Jeffrey Melton is Professor of American Studies at the University of Alabama. He is author of Mark Twain, Travel
Books, and Tourism: The Tide of a Great Popular Movement
(U. Alabama, 2002) and co-editor of Mark Twain on the Move: A Travel Reader (U. Alabama, 2009). He has published articles on Mark Twain, humor, and travel writing in Studies in American Humor, South Atlantic Review, Studies in Travel Writing, and the Mark Twain Journal, among others. As a friend of CMTS, he contributed to our sesquicentennial celebrations of both The Innocents Abroad and Roughing It. He has contributed essays to Mark Twain in Context (Cambridge UP, 2019), Mark Twain’s Geographical Imagination (Cambridge Scholars, 2009), and A Companion to Mark Twain (Wiley, 2006). He is past President of the American Humor Studies Association and co-founder of the Society for American Travel Writing.


[1] Mark Twain, The Innocents Abroad (1869, New York: Oxford UP, 1996), 340. All references are to this facsimile text of the first edition.

[2] His companions were Dr. Abraham Jackson—age 40 (the “Is he dead?” guy with the monocle); Colonel William Denny (a former Confederate officer from Virginia)—age 44; and Dr.
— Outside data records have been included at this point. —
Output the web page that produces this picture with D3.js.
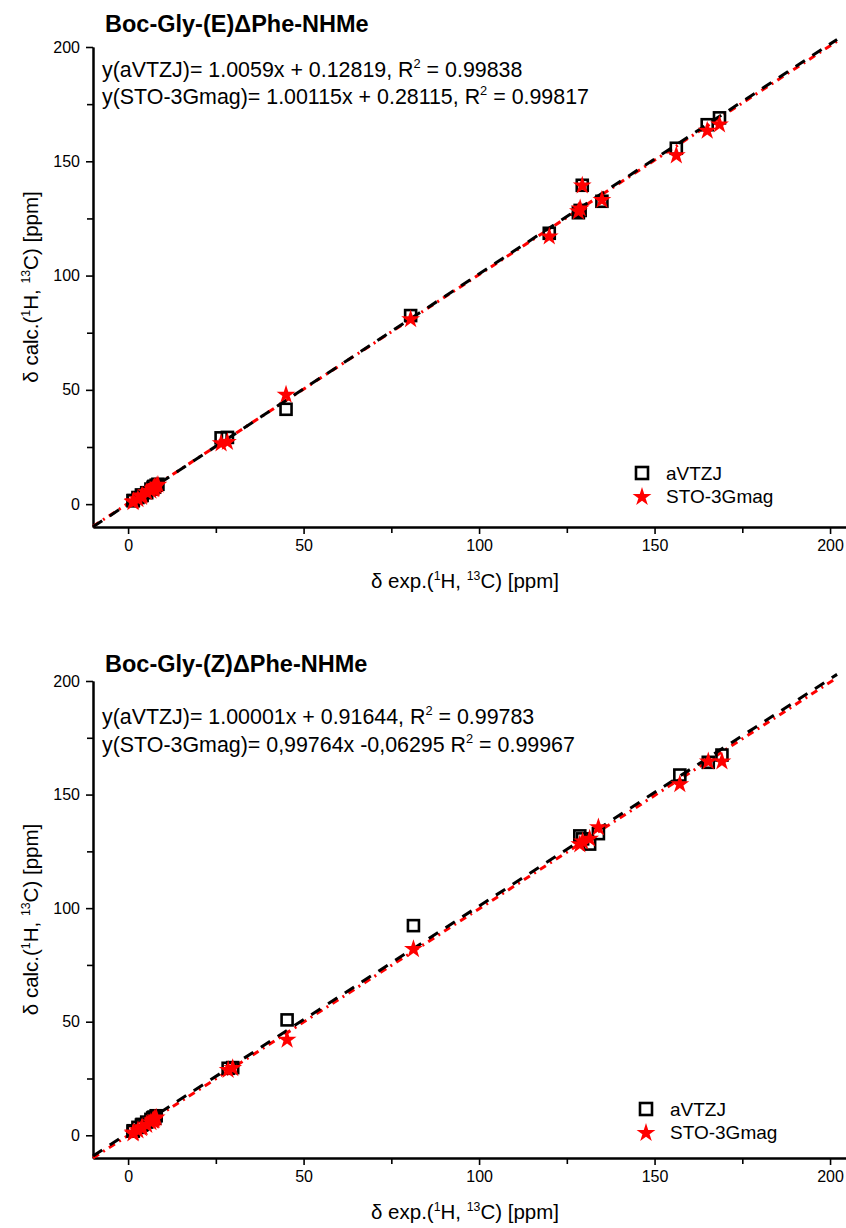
<!DOCTYPE html>
<html>
<head>
<meta charset="utf-8">
<script src="https://cdn.jsdelivr.net/npm/d3@7"></script>
<style>
  body { margin: 0; background: #fff; }
  svg { display: block; font-family: "Liberation Sans", Arial, sans-serif; }
</style>
</head>
<body>
<svg id="chart" width="846" height="1228"></svg>
<script>
// Experimental vs calculated shifts, (E) isomer
var expE    = [1.4, 1.5, 2.8, 3.8, 4.0, 5.3, 6.5, 7.1, 7.3, 7.4, 7.5, 8.0, 8.5,
               26.5, 28.3, 45.0, 80.5, 120.0, 128.3, 128.8, 129.4, 135.0, 156.2, 165.0, 168.5];
var aVTZJ_E = [1.5, 1.6, 2.9, 4.0, 3.8, 5.0, 6.6, 7.3, 7.6, 7.8, 7.5, 8.3, 8.7,
               29.0, 29.2, 41.5, 82.5, 118.5, 127.5, 128.5, 139.5, 132.5, 155.7, 166.0, 169.0];
var sto_E   = [1.3, 1.7, 2.6, 3.6, 4.2, 5.6, 6.3, 7.0, 7.2, 7.5, 7.9, 8.4, 8.9,
               27.0, 27.6, 48.3, 81.3, 117.5, 128.5, 129.8, 139.8, 133.5, 153.0, 163.8, 166.5];

// (Z) isomer
var expZ    = [1.4, 1.5, 2.8, 3.8, 4.0, 5.3, 6.5, 7.0, 7.2, 7.4, 7.6, 8.0,
               28.5, 29.8, 45.3, 81.3, 128.7, 129.5, 131.5, 134.0, 157.2, 165.3, 169.2];
var aVTZJ_Z = [1.8, 2.0, 3.5, 4.5, 4.8, 5.8, 7.0, 7.6, 7.8, 8.0, 7.5, 8.6,
               29.5, 29.8, 50.8, 92.3, 131.8, 130.5, 128.2, 132.8, 158.6, 164.2, 167.4];
var sto_Z   = [1.2, 1.6, 2.6, 3.5, 4.0, 5.0, 6.2, 6.8, 7.0, 7.2, 7.8, 8.2,
               29.2, 30.0, 42.5, 82.4, 128.5, 129.8, 131.0, 136.0, 155.0, 165.0, 165.0];

// linear fits [slope, intercept]
var fitE = {aVTZJ: [1.0059, 0.12819], sto: [1.00115, 0.28115]};
var fitZ = {aVTZJ: [1.00001, 0.91644], sto: [0.99764, -0.06295]};

var majorTicks = [0, 50, 100, 150, 200];
var minorTicks = [25, 75, 125, 175];

var svg = d3.select("#chart");

function supText(sel, parts) {
    // parts: array of [text, isSup]
    parts.forEach(function (p) {
        var t = sel.append("tspan").text(p[0]);
        if (p[1]) t.attr("font-size", "0.6em").attr("baseline-shift", "70%");
    });
}

function drawPanel(cfg) {
    var x = d3.scaleLinear().domain([-10, 205]).range([93, 847.6]);
    var y = d3.scaleLinear().domain([-10, 200]).range([cfg.bottom, cfg.top]);
    var g = svg.append("g");

    // axes
    var xAxis = d3.axisBottom(x).tickValues(majorTicks).tickSize(7).tickSizeOuter(0).tickPadding(6);
    var gx = g.append("g").attr("transform", "translate(0," + cfg.bottom + ")").call(xAxis);
    gx.append("g").call(d3.axisBottom(x).tickValues(minorTicks).tickSize(6).tickFormat("").tickSizeOuter(0));

    var yAxis = d3.axisLeft(y).tickValues(majorTicks).tickSize(7).tickSizeOuter(0).tickPadding(6);
    var gy = g.append("g").attr("transform", "translate(93,0)").call(yAxis);
    gy.append("g").call(d3.axisLeft(y).tickValues(minorTicks).tickSize(6).tickFormat("").tickSizeOuter(0));

    g.selectAll(".domain").attr("stroke", "#000").attr("stroke-width", 2);
    g.selectAll(".tick line").attr("stroke", "#000").attr("stroke-width", 1.6);
    g.selectAll(".tick text").attr("font-size", 16).attr("fill", "#000")
        .attr("font-family", "Liberation Sans, Arial, sans-serif");

    // axis titles
    var xl = g.append("text").attr("x", 465).attr("y", cfg.bottom + 61)
        .attr("text-anchor", "middle").attr("font-size", 20.5);
    supText(xl, [["\u03b4 exp.(", 0], ["1", 1], ["H, ", 0], ["13", 1], ["C) [ppm]", 0]]);

    var yl = g.append("text")
        .attr("transform", "translate(38," + ((cfg.top + cfg.bottom) / 2) + ") rotate(-90)")
        .attr("text-anchor", "middle").attr("font-size", 20.5);
    supText(yl, [["\u03b4 calc.(", 0], ["1", 1], ["H, ", 0], ["13", 1], ["C) [ppm]", 0]]);

    // title and equations
    g.append("text").attr("x", 105).attr("y", cfg.titleY)
        .attr("font-size", 23.5).attr("font-weight", "bold").text(cfg.title);
    cfg.eqs.forEach(function (e, i) {
        var t = g.append("text").attr("x", 102).attr("y", cfg.eqY[i]).attr("font-size", 21.4);
        supText(t, [[e[0], 0], ["2", 1], [e[1], 0]]);
    });

    // fit lines
    var line = d3.line().x(function (d) { return x(d[0]); }).y(function (d) { return y(d[1]); });
    var xs = [-10, 202];
    g.append("path")
        .attr("d", line(xs.map(function (v) { return [v, cfg.fit.sto[0] * v + cfg.fit.sto[1]]; })))
        .attr("fill", "none").attr("stroke", "#ff0000").attr("stroke-width", 3)
        .attr("stroke-dasharray", "7,5,2,5");
    g.append("path")
        .attr("d", line(xs.map(function (v) { return [v, cfg.fit.aVTZJ[0] * v + cfg.fit.aVTZJ[1]]; })))
        .attr("fill", "none").attr("stroke", "#000").attr("stroke-width", 3)
        .attr("stroke-dasharray", "11,9");

    // points
    var sq = 11;
    g.append("g").selectAll("rect")
        .data(cfg.exp.map(function (v, i) { return [v, cfg.a[i]]; }))
        .enter().append("rect")
        .attr("x", function (d) { return x(d[0]) - sq / 2; })
        .attr("y", function (d) { return y(d[1]) - sq / 2; })
        .attr("width", sq).attr("height", sq)
        .attr("fill", "none").attr("stroke", "#000").attr("stroke-width", 2.6);

    var star = d3.symbol().type(d3.symbolStar).size(110);
    g.append("g").selectAll("path")
        .data(cfg.exp.map(function (v, i) { return [v, cfg.s[i]]; }))
        .enter().append("path")
        .attr("d", star)
        .attr("transform", function (d) { return "translate(" + x(d[0]) + "," + (y(d[1]) + 1) + ")"; })
        .attr("fill", "#ff0000");

    // legend
    var lg = g.append("g").attr("transform", "translate(" + cfg.legend[0] + "," + cfg.legend[1] + ")");
    lg.append("rect").attr("x", -6).attr("y", -6).attr("width", 12).attr("height", 12)
        .attr("fill", "none").attr("stroke", "#000").attr("stroke-width", 2.6);
    lg.append("text").attr("x", 24).attr("y", 7).attr("font-size", 19).text("aVTZJ");
    lg.append("path").attr("d", star).attr("transform", "translate(0,24)").attr("fill", "#ff0000");
    lg.append("text").attr("x", 24).attr("y", 30).attr("font-size", 19).text("STO-3Gmag");
}

drawPanel({
    title: "Boc-Gly-(E)\u0394Phe-NHMe",
    top: 47, bottom: 527, titleY: 32, eqY: [77, 104],
    eqs: [["y(aVTZJ)= 1.0059x + 0.12819, R", " = 0.99838"],
          ["y(STO-3Gmag)= 1.00115x + 0.28115, R", " = 0.99817"]],
    fit: fitE, exp: expE, a: aVTZJ_E, s: sto_E,
    legend: [642, 473]
});

drawPanel({
    title: "Boc-Gly-(Z)\u0394Phe-NHMe",
    top: 681, bottom: 1158, titleY: 672, eqY: [724, 752],
    eqs: [["y(aVTZJ)= 1.00001x + 0.91644, R", " = 0.99783"],
          ["y(STO-3Gmag)= 0,99764x -0,06295 R", " = 0.99967"]],
    fit: fitZ, exp: expZ, a: aVTZJ_Z, s: sto_Z,
    legend: [646, 1109]
});
</script>
</body>
</html>
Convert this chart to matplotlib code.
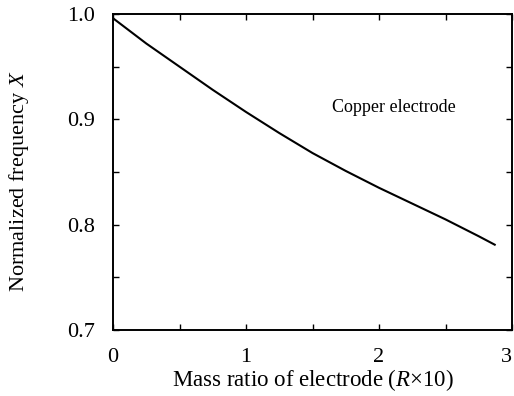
import numpy as np
import matplotlib
matplotlib.use('Agg')
import matplotlib.pyplot as plt
from matplotlib.ticker import MultipleLocator

plt.rcParams['font.family'] = ['Liberation Serif', 'DejaVu Serif']
plt.rcParams['mathtext.fontset'] = 'custom'
plt.rcParams['mathtext.it'] = 'Liberation Serif:italic'
plt.rcParams['mathtext.rm'] = 'Liberation Serif'

# values
mass_ratio = [0.0, 0.25, 0.5, 0.75, 1.0, 1.25, 1.5, 1.75, 2.0, 2.25, 2.5, 2.75, 2.87]
freq = [0.996, 0.972, 0.950, 0.928, 0.907, 0.887, 0.868, 0.851, 0.835, 0.820, 0.805, 0.789, 0.781]
x_ticks = [0, 1, 2, 3]
x_labels = ['0', '1', '2', '3']

fig = plt.figure(figsize=(5.14, 3.96), dpi=100)
ax = fig.add_axes([113/514, 1-330/396, 399/514, 316/396])

ax.plot(mass_ratio, freq, color='black', lw=1.5)
ax.set_xlim(0, 3)
ax.set_ylim(0.7, 1.0)

ax.set_xticks(x_ticks, x_labels)
ax.xaxis.set_minor_locator(MultipleLocator(0.5))
ax.yaxis.set_major_locator(MultipleLocator(0.1))
ax.yaxis.set_minor_locator(MultipleLocator(0.05))
ax.yaxis.set_major_formatter(plt.FormatStrFormatter('%.1f'))
ax.tick_params(which='both', direction='in', top=True, right=True, length=4, width=1, labelsize=16)
ax.tick_params(axis='x', pad=13)
ax.tick_params(axis='y', pad=13)
for s in ax.spines.values():
    s.set_linewidth(1.4)

ax.text(1.65, 0.911, 'Copper electrode', fontsize=13, va='center')
ax.set_xlabel(r'Mass ratio of electrode ($R$×10)', fontsize=16.5, labelpad=0)
ax.set_ylabel(r'Normalized frequency $X$', fontsize=16)
ax.yaxis.set_label_coords(-0.205, 0.47)

# keep the rightmost tick label inside the picture
ax.get_xticklabels()[-1].set_horizontalalignment('right')

fig.savefig('out.png', dpi=100)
George Bright Birch—age 42.

[3]Philip Sherrard, The Pursuit of Greece: An Anthology (New York: Walker, 1966), 1.

[4] [Samuel Wheelock Fiske], Mr Dunn Browne’s Experiences in Foreign Parts (Boston: J. P. Jewett, 1857), 203.

[5] Eleana Yalouri, The Acropolis: Global Fame, Local Claim (Oxford: Berg, 2001), 30.

[6] Yalouri, 148. For more substantive discussions of the political and cultural appropriation of ancient Greece in the United States, see: Paths from Ancient Greece, edited by Carol G. Thomas (New York: E. J. Brill, 1988) and Thomas Jefferson, The Classical World, and Early America, edited by Peter J. Onuf and Nicholas Cole (Charlottesville: University of Virginia P, 2011).